Так было и с первыми тремя детьми Потаповых. Маркел не возражал — его и самого, в глубине души, не тянуло к этим «неправильным» детям. Тот ртутно-прозрачный блеск глаз, что сперва заворожил его в красавице Руфи, теперь — в собственных детях — внушал безотчетный страх и даже отвращение. Будь то другая деревня, Маркел бы запил, потому что не может даже самый крепкий человек жить в постоянном и предельном напряжении души. Но в Огневе не водилось ничего спиртного, строгая община яроверов почитала абсолютную трезвость добродетелью, угодной Дочери-Творцу. Не было в Огневе и шумных, разудалых праздников — во-первых, потому что жили огне-вцы по своему, отличному от светского, календарю, и, во-вторых, ни свадьбы, ни дни рождения не обставлялись у них хоть малой торжественностью…
Но речь сейчас не о том. Итак, в семействе Потаповых выросло трое чад, и тут выяснилось, что Руфа опять в тягости. Она отнеслась к своей поздней беременности спокойно, но Маркел, в отличие от нее, вдруг принял все это слишком близко к сердцу. А именно: он решил, что всю беременность Руфа должна проходить не под присмотром местных бабок, а под присмотром квалифицированных городских врачей, да и ребенка будет рожать не в избе, а в специальной родильной палате, как то положено цивилизованным женщинам. Может быть, лелеял Маркел тайную надежду, что новый ребенок, родись он в условиях, в которых рождаются все дети, будет обычным, нормальным, а не маленьким чудовищем, подобно дракону исторгающим пламя.

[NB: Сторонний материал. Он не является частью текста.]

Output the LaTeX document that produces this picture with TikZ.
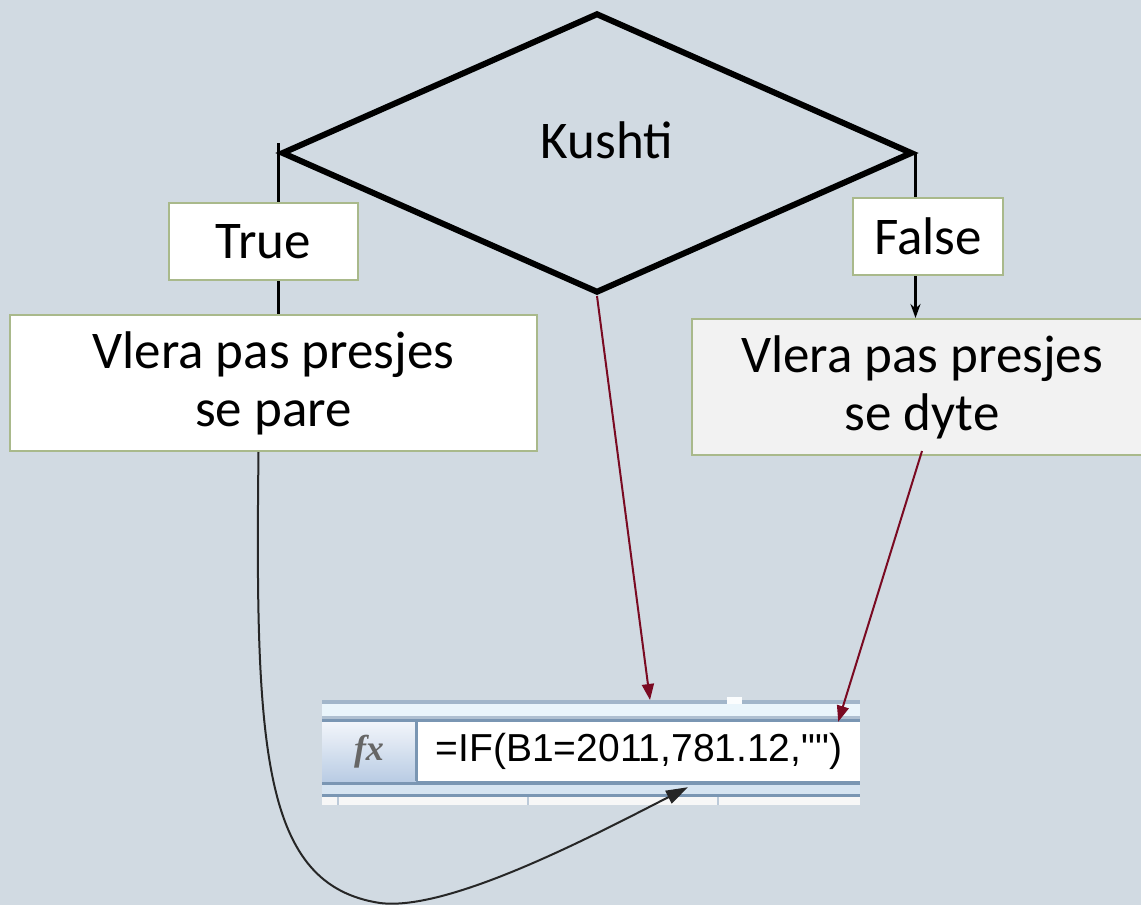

— Повезу тебя в город, — сказал Маркел жене. Она посмотрела на него прозрачными глазами:
— Обычаев не знаешь?
— Довольно с меня ваших обычаев, — отрезал Маркел. — Всю жизнь я тебе волю давал. А теперь будет по-моему.
Руфа на это ничего не сказала, словно считала ниже своего пламенгиного достоинства вступать в пререкания с мужем-человеком. Ее почти взрослые дети молча наблюдали за тем, как мать собирает в дорогу немудреные пожитки (в Огневе жили бедно, скудно, но свято — только тем, что сами пряли или шили, пользовались, ничего из «мира» не приносили). Наконец, дочь сказала матери:
— Это к худу, мама. Не езди с ним.
(Маркел как раз вышел из избы, так что разговора не слышал.)
Руфа молчала. Дочь продолжила:
— Мне сон приснился: если выйти за ворота деревни нашей, то сразу настигнет гибель. Мама, не езди. Разве ты здесь не родишь? Или ты отцу потакать вздумала?! Так ведь он всего лишь человек!